It’s been a hectic couple of days over at Filmblerg and I’ve been slightly behind in documenting what I’ve been viewing over the past week. But let me just begin by saying it’s been rather varied!
Coffee and Cigarettes: Finally got around to finishing all of Jim Jarmusch’s 2003 film. Having a fondness for both I could relate to their vices all too well. The black and white colour palate suited the simple vignettes not to mention some of my favourite actors and musicians all in the same film; Tom Waits and Iggy Pop being my particular favourite.
D!G: The fascinating documentary about the bands The Dandy Warholes and The Brian Jonestown Massacre (who have just released a new album!) and their ‘rivalry’. While the Dandy’s have gone on to sell out gigs and headline festivals the Brian Jonestown have always been plagued by their unbalanced frontman. Complied from over seven years worth of footage, it is worth seeing even if you’ve never heard of either bands – by the end you won’t be able to forget them.
Blue Velvet: Watched this David Lynch classic for the first time this week. After seeing a clip of Dennis Hopper at the ACMI retrospective I thought it was high time I hop to it. I’m still deciding how I feel about it, like a lot of Lynch’s films I’m not sure I’ll ever fully understand what’s going on but a longer review is to come.

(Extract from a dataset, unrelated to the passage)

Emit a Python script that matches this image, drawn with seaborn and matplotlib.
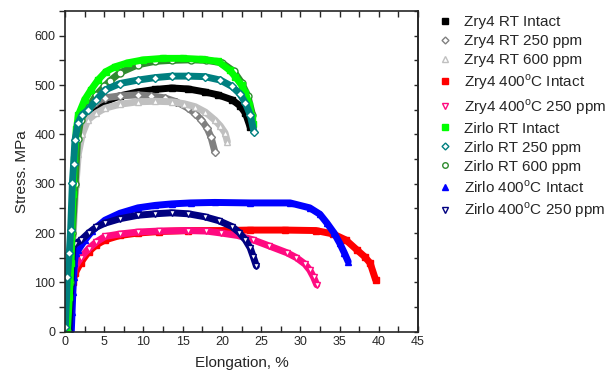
import pandas as pd
import matplotlib
matplotlib.use('Agg')
import matplotlib.pyplot as plt
from matplotlib.lines import Line2D
from matplotlib.ticker import MultipleLocator
import seaborn as sns

# Stress-strain curves (elongation %, stress MPa)
zry4_rt_intact_x = [0.2, 0.6, 0.95, 1.3, 1.6, 2.0, 2.9, 4.0, 5.1, 7.0, 9.3, 11.5, 13.6, 15.7, 17.8, 19.5, 21.3, 22.3, 23.0, 23.6]
zry4_rt_intact_y = [0, 100, 200, 300, 380, 420, 443, 456, 466, 478, 486, 491, 494, 492, 486, 480, 470, 458, 443, 415]

zry4_rt_250_x = [0.2, 0.6, 0.95, 1.3, 1.6, 2.0, 2.9, 4.0, 5.1, 7.0, 9.3, 11.0, 12.7, 14.2, 15.7, 16.6, 17.4, 18.1, 18.6, 19.1]
zry4_rt_250_y = [0, 100, 200, 300, 375, 415, 450, 465, 474, 478, 480, 478, 474, 466, 453, 442, 429, 413, 395, 365]

zry4_rt_600_x = [0.3, 0.7, 1.05, 1.4, 1.7, 2.2, 2.9, 4.0, 5.1, 7.0, 9.3, 11.5, 13.6, 15.2, 16.6, 17.9, 19.1, 19.8, 20.4, 20.7]
zry4_rt_600_y = [0, 100, 200, 300, 360, 400, 429, 443, 453, 461, 466, 467, 466, 462, 456, 445, 429, 417, 403, 385]

zry4_400_intact_x = [0.4, 0.7, 1.0, 1.3, 2.0, 3.0, 4.0, 5.1, 7.0, 9.3, 12.0, 15.7, 20.0, 23.6, 28.0, 32.0, 34.2, 35.8, 37.2, 38.2, 38.9, 39.6]
zry4_400_intact_y = [0, 50, 100, 119, 140, 162, 176, 186, 195, 200, 203, 205, 205, 206, 206, 205, 198, 186, 166, 152, 139, 105]

zry4_400_250_x = [0.3, 0.6, 0.9, 1.3, 2.0, 3.0, 4.0, 5.1, 7.0, 9.3, 12.0, 15.7, 18.0, 19.9, 22.0, 24.0, 26.0, 28.3, 29.5, 30.6, 31.2, 31.7, 32.1]
zry4_400_250_y = [0, 50, 100, 132, 150, 168, 182, 193, 198, 202, 204, 205, 204, 200, 195, 186, 174, 160, 150, 137, 125, 110, 95]

zirlo_rt_intact_x = [0.3, 0.55, 0.75, 1.0, 1.2, 1.45, 1.7, 2.5, 3.3, 4.2, 5.2, 6.4, 8.0, 10.0, 12.5, 15.0, 17.5, 19.5, 21.0, 21.7, 22.5, 23.0, 23.5, 23.8, 24.0]
zirlo_rt_intact_y = [0, 70, 140, 280, 350, 410, 439, 470, 490, 510, 527, 537, 545, 551, 554, 554, 552, 548, 530, 517, 500, 484, 460, 436, 420]

zirlo_rt_250_x = [0.05, 0.3, 0.55, 0.72, 0.94, 1.1, 1.27, 1.66, 2.2, 2.9, 4.0, 5.1, 7.0, 9.3, 11.5, 13.6, 15.7, 17.8, 19.8, 21.3, 22.3, 23.0, 23.6, 24.1]
zirlo_rt_250_y = [10, 111, 160, 206, 301, 340, 388, 423, 440, 449, 470, 490, 503, 510, 515, 518, 518, 517, 510, 497, 482, 463, 440, 405]

zirlo_rt_600_x = [0.2, 0.6, 0.95, 1.3, 1.6, 2.0, 3.0, 4.0, 5.0, 5.7, 7.0, 9.3, 11.5, 13.6, 16.0, 18.0, 20.0, 21.5, 22.5, 23.3, 23.9]
zirlo_rt_600_y = [0, 100, 200, 300, 390, 430, 455, 480, 497, 508, 525, 541, 548, 550, 551, 550, 545, 528, 505, 478, 440]

zirlo_400_intact_x = [0.8, 0.9, 1.0, 1.1, 1.2, 1.36, 1.7, 2.5, 3.5, 5.1, 7.0, 9.3, 11.5, 13.6, 16.0, 19.1, 23.6, 28.7, 31.2, 32.5, 33.4, 34.3, 35.0, 35.6, 36.1]
zirlo_400_intact_y = [0, 40, 80, 110, 140, 159, 166, 185, 205, 226, 240, 251, 256, 259, 261, 262, 261, 261, 251, 238, 220, 200, 180, 160, 142]

zirlo_400_250_x = [0.5, 0.75, 1.0, 1.3, 2.0, 3.0, 4.0, 5.1, 7.0, 9.3, 11.5, 13.6, 15.7, 17.8, 19.6, 21.3, 22.2, 23.0, 23.6, 24.0, 24.4]
zirlo_400_250_y = [0, 90, 172, 178, 185, 200, 212, 220, 229, 236, 239, 241, 239, 233, 225, 213, 201, 186, 170, 152, 133]

labels = ['Zry4 RT Intact', 'Zry4 RT 250 ppm', 'Zry4 RT 600 ppm',
          'Zry4 400$^\\mathrm{o}$C Intact', 'Zry4 400$^\\mathrm{o}$C 250 ppm',
          'Zirlo RT Intact', 'Zirlo RT 250 ppm', 'Zirlo RT 600 ppm',
          'Zirlo 400$^\\mathrm{o}$C Intact', 'Zirlo 400$^\\mathrm{o}$C 250 ppm']

curves = [
    (zry4_rt_intact_x, zry4_rt_intact_y),
    (zry4_rt_250_x, zry4_rt_250_y),
    (zry4_rt_600_x, zry4_rt_600_y),
    (zry4_400_intact_x, zry4_400_intact_y),
    (zry4_400_250_x, zry4_400_250_y),
    (zirlo_rt_intact_x, zirlo_rt_intact_y),
    (zirlo_rt_250_x, zirlo_rt_250_y),
    (zirlo_rt_600_x, zirlo_rt_600_y),
    (zirlo_400_intact_x, zirlo_400_intact_y),
    (zirlo_400_250_x, zirlo_400_250_y),
]

# colour, marker, filled, draw order
styles = [
    ('#000000', 's', True, 2.0),
    ('#808080', 'D', False, 2.0),
    ('#c0c0c0', '^', False, 2.0),
    ('#ff0000', 's', True, 2.0),
    ('#ff0a80', 'v', False, 2.0),
    ('#00ff00', 's', True, 2.3),
    ('#008080', 'D', False, 2.4),
    ('#2e8b2e', 'o', False, 2.2),
    ('#0000ff', '^', True, 2.0),
    ('#000080', 'v', False, 2.0),
]

sns.set_style('ticks')
plt.rcParams['font.family'] = ['Liberation Sans', 'DejaVu Sans']
plt.rcParams['mathtext.fontset'] = 'custom'
plt.rcParams['mathtext.rm'] = 'Liberation Sans'

fig = plt.figure(figsize=(6.05, 3.83), dpi=100)
ax = fig.add_axes([65 / 605, 1 - 331.7 / 383, 353 / 605, 320.7 / 383])

for (xs, ys), (col, mk, filled, z) in zip(curves, styles):
    df = pd.DataFrame({'x': xs, 'y': ys})
    sns.lineplot(data=df, x='x', y='y', ax=ax, sort=False, estimator=None,
                 color=col, linewidth=5, marker=mk, markersize=5 if mk != 'D' else 4,
                 markerfacecolor=col if filled else 'white', markeredgecolor=col,
                 markeredgewidth=1.0, zorder=z, legend=False)

ax.set_xlim(0, 45)
ax.set_ylim(0, 650)
ax.xaxis.set_major_locator(MultipleLocator(5))
ax.xaxis.set_minor_locator(MultipleLocator(2.5))
ax.yaxis.set_major_locator(MultipleLocator(100))
ax.yaxis.set_minor_locator(MultipleLocator(50))
ax.tick_params(axis='x', which='both', direction='in', length=4, width=1, labelsize=9, pad=3,
               top=True, labeltop=False)
ax.tick_params(axis='y', which='both', direction='out', length=4, width=1, labelsize=9, pad=3,
               right=False)
for sp in ax.spines.values():
    sp.set_visible(True)
    sp.set_linewidth(1.2)

# right-hand axis with small inward ticks, no labels
rax = ax.secondary_yaxis('right')
rax.yaxis.set_major_locator(MultipleLocator(100))
rax.yaxis.set_minor_locator(MultipleLocator(50))
rax.tick_params(which='both', direction='in', length=3, width=1, labelright=False)
rax.spines['right'].set_linewidth(1.2)

ax.set_xlabel('Elongation, %', fontsize=11, labelpad=6)
ax.set_ylabel('Stress. MPa', fontsize=11, labelpad=4)

handles = []
for (col, mk, filled, z) in styles:
    handles.append(Line2D([], [], linestyle='none', marker=mk, markersize=4 if mk != 'D' else 3.5,
                          color=col, markerfacecolor=col if filled else 'white',
                          markeredgecolor=col, markeredgewidth=1.0))
fig.legend(handles, labels, loc='upper left', bbox_to_anchor=(430 / 605, 1 - 9 / 383),
           frameon=False, fontsize=11, labelspacing=0.33, handlelength=1.2,
           handletextpad=0.6, borderaxespad=0)

fig.savefig('out.png', dpi=100)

The Godfather: Re-watched this film for the first time in many, many years. I can’t even begin to fathom how many others have written about it and how much more succinct they must be – needless to say I thought it was a masterpiece. I can’t believe I waited so long to rewatch it. I can’t remember seeing a film I loved so much for so long.
After Hours: One of Martin Scorsese’s lesser known pieces. After his first attempt to make The Last Temptation of Christ fell through and the stressful shooting schedules of Raging Bull and The King Of Comedy, he was after a small, fast production and he found it After Hours. In the of the best worst day films Paul Hackett just wants to get home to uptown New York, but downtown SoHo won’t damn let him. A fun, fast paced, brilliantly acted film that confirmed Scorsese as one of my favourite directors.
Samson and Delilah: Australian film by Warrick Thornton which tracks the story of two Aboriginal kids and their union in the face of overwhelming odds. With Samson addicted to petrol sniffing and Delilah half wanting to be rid of him and half wanting to save him, the film is difficult to categorise. With amazing sound production and astounding performances by the leads, the film certainly won’t make you feel good about the world, but it will make you think.
Howling III: With the tagline: Just When You Thought It Was Safe To Go Down Under, you know you’re in for a good time. 1987 B-grade horror film which stars Barry Otto and Barry Humphries, it tells the flimsy tale of marsupial werewolves and what happens when they mate with humans. From the same director who brought you Mad Dog Morgan and the unforgettable Pterodactyl Woman from Beverly Hills it’s hilarious and ridiculous. WATCH IT.
The Square: With brothers Joel and Nash Edgerton collaborating to make a seriously good Australian neo-noir piece, this overlooked gem is a must see for lovers of the genre. A slew of familiar Aussie faces pop up within the film and give you a serious case of ‘Hey, it’s that guy!’ (And yes it is Julian from The Chaser) If you like your films full of unredeemed characters and plots that keep on twisting, this is for you.